** START OF Dataset records **

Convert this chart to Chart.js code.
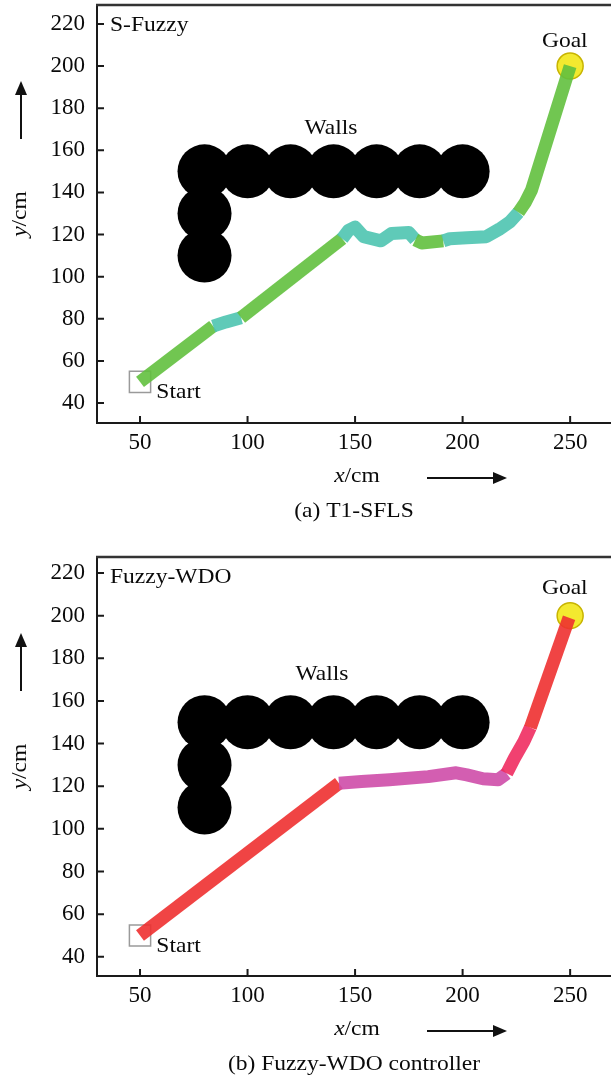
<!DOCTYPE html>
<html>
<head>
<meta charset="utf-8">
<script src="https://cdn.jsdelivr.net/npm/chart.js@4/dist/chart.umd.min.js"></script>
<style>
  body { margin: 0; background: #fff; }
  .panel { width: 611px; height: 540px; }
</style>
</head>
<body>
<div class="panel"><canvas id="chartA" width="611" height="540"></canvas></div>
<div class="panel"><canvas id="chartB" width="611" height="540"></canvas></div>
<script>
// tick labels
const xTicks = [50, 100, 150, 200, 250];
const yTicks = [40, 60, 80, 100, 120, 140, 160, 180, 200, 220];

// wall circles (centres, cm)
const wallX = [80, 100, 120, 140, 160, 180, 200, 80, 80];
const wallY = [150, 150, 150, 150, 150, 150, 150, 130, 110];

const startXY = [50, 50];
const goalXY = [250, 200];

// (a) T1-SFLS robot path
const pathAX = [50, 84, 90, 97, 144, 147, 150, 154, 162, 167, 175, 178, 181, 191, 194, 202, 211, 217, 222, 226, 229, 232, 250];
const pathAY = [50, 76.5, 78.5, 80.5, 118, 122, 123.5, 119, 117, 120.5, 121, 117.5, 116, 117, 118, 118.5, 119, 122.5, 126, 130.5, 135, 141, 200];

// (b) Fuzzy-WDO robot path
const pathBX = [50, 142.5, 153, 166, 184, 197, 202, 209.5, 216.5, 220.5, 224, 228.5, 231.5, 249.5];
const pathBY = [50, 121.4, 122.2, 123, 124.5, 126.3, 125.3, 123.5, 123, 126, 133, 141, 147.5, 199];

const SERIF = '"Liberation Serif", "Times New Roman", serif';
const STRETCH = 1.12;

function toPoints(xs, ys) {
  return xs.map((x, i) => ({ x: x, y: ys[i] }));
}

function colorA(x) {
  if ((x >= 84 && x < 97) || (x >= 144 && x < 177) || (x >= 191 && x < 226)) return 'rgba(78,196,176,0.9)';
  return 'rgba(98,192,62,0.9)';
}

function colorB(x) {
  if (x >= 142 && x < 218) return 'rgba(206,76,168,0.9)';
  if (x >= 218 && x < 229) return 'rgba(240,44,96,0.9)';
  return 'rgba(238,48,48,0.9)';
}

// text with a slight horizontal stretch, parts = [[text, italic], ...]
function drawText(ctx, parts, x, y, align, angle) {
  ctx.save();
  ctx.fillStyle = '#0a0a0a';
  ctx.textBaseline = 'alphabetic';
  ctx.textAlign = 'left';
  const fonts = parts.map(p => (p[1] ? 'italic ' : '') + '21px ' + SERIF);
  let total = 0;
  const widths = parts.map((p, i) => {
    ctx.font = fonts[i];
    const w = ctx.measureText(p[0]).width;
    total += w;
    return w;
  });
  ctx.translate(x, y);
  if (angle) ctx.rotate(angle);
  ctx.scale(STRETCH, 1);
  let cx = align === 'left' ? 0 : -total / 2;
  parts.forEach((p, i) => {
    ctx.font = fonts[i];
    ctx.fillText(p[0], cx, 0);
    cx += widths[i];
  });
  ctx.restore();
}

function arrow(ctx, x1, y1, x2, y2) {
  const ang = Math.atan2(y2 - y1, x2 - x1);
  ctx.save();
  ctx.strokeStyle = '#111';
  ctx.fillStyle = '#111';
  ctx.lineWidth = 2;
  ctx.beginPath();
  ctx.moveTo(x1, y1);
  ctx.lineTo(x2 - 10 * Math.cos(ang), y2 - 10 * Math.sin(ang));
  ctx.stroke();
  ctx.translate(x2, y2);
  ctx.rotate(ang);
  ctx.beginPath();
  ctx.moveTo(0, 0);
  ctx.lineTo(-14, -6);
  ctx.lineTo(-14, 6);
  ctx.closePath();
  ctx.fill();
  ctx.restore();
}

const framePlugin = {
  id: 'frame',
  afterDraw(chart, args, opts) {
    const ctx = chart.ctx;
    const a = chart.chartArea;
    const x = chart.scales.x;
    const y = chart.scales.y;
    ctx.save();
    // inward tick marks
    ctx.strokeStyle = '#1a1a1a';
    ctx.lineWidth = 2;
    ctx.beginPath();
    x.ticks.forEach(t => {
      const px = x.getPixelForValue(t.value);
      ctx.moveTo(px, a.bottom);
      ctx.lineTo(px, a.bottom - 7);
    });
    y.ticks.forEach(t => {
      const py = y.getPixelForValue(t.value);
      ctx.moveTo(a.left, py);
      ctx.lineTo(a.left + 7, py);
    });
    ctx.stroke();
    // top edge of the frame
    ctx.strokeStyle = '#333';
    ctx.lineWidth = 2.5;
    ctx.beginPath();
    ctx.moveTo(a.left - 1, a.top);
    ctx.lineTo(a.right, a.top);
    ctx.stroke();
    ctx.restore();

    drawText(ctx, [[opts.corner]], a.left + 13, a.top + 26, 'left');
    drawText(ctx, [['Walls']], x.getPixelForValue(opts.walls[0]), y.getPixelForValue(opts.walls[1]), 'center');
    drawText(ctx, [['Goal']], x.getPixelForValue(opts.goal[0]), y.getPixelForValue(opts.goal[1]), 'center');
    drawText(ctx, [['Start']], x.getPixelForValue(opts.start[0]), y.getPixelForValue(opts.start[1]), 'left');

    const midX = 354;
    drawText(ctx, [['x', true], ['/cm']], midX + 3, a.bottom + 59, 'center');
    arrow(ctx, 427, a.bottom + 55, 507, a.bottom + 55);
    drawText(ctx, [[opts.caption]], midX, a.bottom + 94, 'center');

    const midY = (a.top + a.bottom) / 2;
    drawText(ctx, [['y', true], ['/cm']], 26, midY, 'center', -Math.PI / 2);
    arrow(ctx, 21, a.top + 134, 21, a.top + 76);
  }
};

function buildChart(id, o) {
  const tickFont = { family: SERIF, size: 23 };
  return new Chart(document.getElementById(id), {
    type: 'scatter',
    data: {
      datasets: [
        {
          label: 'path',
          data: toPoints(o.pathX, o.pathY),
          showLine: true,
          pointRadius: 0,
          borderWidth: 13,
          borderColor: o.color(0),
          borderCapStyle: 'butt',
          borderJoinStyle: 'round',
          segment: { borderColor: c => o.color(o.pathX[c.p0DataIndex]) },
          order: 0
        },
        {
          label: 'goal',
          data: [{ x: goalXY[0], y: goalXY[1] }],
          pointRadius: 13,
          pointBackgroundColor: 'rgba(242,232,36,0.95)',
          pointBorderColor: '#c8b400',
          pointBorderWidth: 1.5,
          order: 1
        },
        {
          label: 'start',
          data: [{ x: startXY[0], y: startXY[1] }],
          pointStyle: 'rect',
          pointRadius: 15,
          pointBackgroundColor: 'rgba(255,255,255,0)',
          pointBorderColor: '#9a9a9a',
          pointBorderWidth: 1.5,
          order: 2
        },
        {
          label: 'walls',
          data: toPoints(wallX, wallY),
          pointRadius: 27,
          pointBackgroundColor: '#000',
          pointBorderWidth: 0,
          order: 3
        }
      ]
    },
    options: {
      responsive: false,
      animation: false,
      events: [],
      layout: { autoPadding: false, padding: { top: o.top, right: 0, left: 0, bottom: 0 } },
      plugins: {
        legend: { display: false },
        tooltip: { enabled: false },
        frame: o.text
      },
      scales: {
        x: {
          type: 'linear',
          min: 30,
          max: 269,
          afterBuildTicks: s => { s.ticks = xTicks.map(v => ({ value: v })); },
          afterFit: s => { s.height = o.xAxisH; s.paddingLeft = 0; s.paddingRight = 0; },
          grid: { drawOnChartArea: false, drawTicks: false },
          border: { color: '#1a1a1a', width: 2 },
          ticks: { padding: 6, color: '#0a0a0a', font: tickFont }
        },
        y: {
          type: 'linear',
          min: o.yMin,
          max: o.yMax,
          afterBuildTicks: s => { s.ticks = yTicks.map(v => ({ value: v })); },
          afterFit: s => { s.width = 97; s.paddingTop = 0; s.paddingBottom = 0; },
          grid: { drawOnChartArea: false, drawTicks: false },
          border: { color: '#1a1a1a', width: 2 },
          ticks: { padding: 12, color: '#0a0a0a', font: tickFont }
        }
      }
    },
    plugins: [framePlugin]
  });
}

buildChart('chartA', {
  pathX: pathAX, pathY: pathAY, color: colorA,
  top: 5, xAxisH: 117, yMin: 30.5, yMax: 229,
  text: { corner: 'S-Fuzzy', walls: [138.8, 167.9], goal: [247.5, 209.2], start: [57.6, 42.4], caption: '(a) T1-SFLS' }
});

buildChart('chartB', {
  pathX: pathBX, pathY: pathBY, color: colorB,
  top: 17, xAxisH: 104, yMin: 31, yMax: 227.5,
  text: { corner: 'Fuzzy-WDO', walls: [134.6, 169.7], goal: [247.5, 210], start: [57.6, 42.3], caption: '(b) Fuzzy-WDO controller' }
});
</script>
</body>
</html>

** END OF Dataset records **
** START OF Dataset records **

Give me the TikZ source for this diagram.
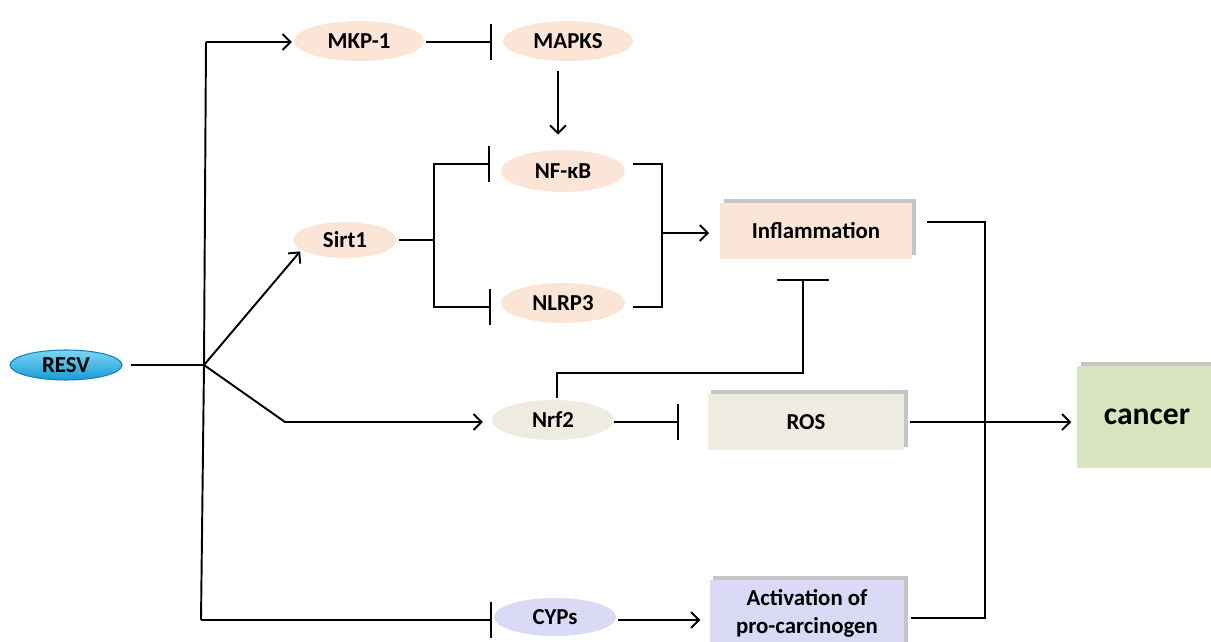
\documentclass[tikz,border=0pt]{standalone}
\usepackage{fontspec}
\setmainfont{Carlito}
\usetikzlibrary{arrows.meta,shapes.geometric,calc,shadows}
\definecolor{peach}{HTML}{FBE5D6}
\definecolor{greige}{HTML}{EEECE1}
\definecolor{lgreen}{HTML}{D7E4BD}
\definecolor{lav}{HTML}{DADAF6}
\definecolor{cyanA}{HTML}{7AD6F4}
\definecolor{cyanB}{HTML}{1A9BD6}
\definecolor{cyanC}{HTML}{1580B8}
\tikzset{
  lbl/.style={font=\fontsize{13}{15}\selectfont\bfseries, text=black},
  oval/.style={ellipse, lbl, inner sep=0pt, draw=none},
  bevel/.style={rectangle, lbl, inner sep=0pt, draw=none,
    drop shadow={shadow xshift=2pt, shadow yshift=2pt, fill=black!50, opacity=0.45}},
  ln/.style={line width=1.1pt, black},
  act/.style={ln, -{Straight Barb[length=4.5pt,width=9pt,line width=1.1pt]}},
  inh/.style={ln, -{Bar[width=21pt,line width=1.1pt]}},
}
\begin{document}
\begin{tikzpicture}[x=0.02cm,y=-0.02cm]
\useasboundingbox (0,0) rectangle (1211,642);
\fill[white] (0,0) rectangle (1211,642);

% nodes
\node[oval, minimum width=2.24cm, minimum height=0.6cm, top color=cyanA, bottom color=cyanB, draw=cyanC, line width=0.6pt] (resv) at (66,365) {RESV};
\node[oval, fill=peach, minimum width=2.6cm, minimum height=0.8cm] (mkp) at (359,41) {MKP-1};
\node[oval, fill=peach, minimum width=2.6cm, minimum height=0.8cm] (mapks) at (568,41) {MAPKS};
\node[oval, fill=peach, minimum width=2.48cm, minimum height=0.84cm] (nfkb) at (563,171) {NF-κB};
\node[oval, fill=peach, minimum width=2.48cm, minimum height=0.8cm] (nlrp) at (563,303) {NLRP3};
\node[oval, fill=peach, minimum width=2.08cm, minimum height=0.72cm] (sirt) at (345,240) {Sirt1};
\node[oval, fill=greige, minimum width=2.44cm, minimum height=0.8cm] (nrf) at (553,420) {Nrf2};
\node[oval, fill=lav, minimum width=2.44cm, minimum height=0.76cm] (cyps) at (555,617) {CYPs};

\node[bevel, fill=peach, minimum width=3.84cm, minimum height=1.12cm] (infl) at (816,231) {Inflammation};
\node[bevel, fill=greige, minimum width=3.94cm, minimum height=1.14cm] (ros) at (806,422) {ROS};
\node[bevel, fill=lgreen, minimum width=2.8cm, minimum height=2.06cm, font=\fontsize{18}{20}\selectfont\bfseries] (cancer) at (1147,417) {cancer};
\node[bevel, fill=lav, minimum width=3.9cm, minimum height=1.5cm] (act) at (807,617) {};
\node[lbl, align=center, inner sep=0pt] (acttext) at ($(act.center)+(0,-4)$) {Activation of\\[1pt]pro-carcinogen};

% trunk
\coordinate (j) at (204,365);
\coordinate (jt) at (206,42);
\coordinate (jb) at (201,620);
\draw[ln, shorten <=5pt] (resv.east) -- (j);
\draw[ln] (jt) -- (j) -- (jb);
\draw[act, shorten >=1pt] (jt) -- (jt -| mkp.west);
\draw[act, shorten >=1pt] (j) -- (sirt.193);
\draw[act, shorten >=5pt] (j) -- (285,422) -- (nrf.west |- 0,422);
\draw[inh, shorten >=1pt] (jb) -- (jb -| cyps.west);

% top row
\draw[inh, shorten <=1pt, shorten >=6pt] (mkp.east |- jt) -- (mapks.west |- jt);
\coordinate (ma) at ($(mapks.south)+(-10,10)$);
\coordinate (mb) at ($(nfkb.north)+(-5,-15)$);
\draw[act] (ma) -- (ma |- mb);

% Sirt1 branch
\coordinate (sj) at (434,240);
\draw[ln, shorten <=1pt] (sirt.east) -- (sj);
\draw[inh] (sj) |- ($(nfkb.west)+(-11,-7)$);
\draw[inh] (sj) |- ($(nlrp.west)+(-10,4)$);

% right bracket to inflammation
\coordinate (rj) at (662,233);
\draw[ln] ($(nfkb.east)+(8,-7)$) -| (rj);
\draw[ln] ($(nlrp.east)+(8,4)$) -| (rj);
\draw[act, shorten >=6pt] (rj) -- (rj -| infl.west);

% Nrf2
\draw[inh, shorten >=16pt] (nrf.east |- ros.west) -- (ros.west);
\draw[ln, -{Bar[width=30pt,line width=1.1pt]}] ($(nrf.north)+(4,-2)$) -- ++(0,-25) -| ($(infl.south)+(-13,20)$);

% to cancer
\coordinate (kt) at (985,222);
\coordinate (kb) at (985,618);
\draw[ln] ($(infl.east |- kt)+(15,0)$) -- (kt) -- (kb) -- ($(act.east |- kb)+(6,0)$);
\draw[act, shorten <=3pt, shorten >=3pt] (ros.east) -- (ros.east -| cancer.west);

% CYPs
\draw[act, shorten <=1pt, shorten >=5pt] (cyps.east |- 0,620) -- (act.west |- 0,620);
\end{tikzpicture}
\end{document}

** END OF Dataset records **
** START OF Dataset records **

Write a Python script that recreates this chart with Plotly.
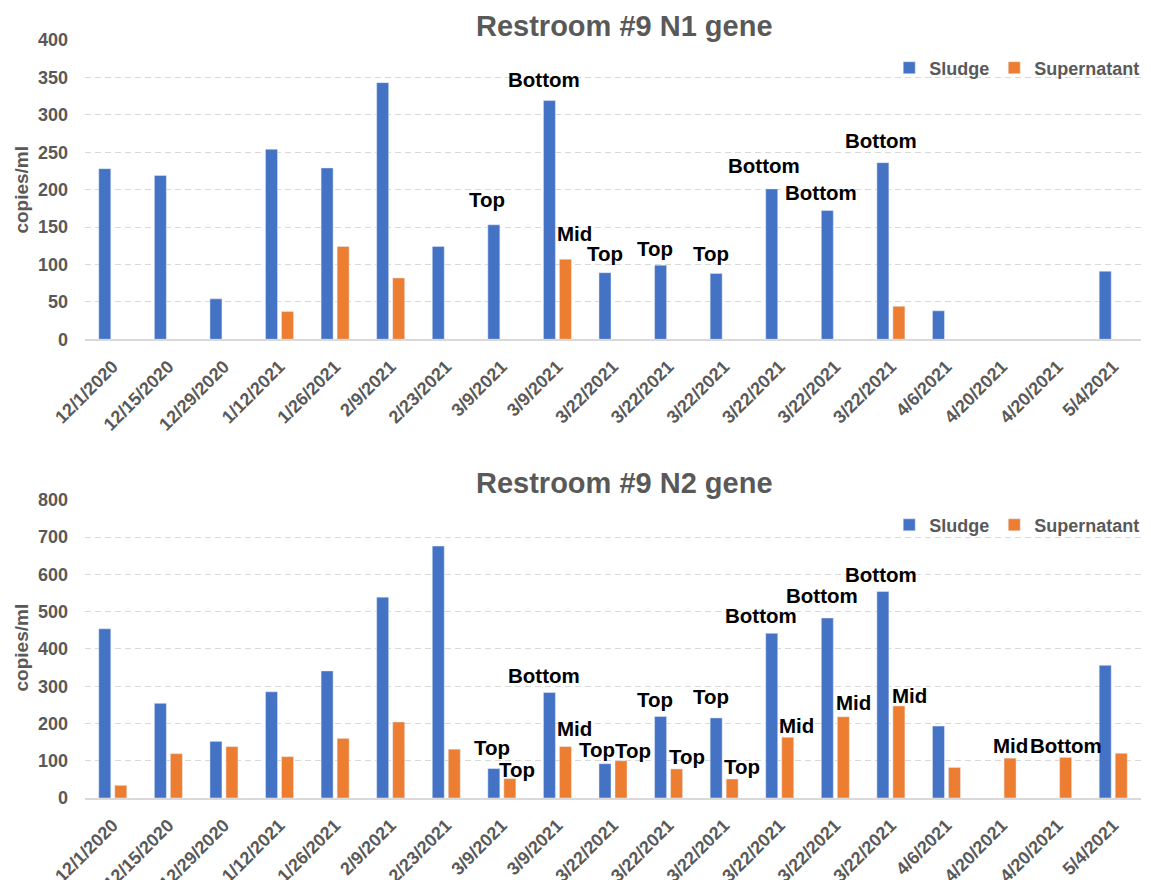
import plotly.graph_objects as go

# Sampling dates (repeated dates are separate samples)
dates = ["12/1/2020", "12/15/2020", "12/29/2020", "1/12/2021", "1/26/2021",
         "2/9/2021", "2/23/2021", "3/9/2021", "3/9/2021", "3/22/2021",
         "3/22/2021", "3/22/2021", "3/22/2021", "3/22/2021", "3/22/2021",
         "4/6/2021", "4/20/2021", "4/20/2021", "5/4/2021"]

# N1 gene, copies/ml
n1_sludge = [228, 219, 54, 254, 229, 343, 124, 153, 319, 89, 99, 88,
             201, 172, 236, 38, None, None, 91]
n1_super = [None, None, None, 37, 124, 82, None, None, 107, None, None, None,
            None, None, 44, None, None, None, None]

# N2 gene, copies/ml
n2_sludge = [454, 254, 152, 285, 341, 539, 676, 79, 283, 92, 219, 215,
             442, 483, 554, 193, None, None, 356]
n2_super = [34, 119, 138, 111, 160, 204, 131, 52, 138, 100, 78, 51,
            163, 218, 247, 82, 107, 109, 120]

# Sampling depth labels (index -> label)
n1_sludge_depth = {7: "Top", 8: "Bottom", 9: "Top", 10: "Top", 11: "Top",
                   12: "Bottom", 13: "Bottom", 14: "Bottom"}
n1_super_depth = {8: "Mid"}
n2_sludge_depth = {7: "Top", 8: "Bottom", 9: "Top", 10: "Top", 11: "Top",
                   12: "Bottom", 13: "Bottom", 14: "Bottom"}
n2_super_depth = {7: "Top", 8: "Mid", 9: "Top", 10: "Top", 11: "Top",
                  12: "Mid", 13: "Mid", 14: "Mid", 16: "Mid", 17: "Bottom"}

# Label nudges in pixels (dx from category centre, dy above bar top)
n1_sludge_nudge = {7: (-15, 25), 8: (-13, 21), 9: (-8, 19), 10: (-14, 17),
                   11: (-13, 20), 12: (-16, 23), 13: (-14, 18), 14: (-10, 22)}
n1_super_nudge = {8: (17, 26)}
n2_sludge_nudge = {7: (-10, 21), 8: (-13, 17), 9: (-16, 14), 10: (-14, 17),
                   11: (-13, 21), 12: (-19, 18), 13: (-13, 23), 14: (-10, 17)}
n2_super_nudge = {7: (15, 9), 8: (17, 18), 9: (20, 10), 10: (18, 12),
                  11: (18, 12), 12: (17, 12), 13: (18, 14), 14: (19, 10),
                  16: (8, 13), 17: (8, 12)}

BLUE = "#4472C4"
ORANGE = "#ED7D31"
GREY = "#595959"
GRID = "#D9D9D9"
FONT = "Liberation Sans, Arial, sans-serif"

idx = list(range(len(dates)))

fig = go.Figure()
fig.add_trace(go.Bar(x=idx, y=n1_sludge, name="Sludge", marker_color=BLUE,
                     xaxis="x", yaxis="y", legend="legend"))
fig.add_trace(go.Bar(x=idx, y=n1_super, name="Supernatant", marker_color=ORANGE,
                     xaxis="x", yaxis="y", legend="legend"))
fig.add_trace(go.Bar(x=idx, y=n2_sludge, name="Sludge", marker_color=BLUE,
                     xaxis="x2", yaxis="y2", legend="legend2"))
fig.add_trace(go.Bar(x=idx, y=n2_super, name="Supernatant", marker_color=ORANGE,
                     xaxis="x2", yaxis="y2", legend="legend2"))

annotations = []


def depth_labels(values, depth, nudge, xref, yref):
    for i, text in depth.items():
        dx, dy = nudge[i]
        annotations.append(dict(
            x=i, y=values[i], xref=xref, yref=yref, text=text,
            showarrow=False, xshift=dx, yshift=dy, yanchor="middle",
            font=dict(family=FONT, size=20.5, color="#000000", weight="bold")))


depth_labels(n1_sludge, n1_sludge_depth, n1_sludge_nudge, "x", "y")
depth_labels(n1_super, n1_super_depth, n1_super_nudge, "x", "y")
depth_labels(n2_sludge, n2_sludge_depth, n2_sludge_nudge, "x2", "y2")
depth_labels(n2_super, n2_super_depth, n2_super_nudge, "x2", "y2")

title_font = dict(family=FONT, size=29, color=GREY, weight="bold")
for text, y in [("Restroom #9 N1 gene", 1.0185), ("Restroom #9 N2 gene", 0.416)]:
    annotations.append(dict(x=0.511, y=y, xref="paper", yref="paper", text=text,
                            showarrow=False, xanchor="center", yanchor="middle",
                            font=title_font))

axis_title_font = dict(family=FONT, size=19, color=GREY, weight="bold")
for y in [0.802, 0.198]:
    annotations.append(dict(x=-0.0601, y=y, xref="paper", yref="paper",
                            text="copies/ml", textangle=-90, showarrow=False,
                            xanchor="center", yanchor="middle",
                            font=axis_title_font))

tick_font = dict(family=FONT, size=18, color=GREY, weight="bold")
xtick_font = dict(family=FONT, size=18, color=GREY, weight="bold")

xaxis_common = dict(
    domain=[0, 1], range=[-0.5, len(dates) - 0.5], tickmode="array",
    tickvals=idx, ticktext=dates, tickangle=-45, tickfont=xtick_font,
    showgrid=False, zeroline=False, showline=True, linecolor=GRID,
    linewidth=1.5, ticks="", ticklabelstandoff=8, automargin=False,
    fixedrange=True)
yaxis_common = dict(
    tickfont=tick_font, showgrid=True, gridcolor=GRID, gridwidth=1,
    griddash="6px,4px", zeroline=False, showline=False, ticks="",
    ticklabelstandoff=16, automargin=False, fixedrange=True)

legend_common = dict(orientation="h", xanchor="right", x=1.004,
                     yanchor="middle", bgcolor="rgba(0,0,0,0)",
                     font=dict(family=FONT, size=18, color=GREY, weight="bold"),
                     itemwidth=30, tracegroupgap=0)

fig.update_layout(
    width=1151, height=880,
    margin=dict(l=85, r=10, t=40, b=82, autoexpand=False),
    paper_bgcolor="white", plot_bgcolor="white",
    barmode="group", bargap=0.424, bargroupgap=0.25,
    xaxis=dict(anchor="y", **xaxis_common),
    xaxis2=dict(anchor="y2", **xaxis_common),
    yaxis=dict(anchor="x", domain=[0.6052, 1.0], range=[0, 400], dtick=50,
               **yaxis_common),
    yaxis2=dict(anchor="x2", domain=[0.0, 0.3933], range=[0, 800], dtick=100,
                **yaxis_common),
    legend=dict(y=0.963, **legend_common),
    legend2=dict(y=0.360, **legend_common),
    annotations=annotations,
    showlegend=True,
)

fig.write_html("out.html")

** END OF Dataset records **

- _Prompt_
Scan the data above; copy every line where "script" appears.

- _Result of the task_
<script src="https://cdn.jsdelivr.net/npm/chart.js@4/dist/chart.umd.min.js"></script>
<script>
</script>
Write a Python script that recreates this chart with Plotly.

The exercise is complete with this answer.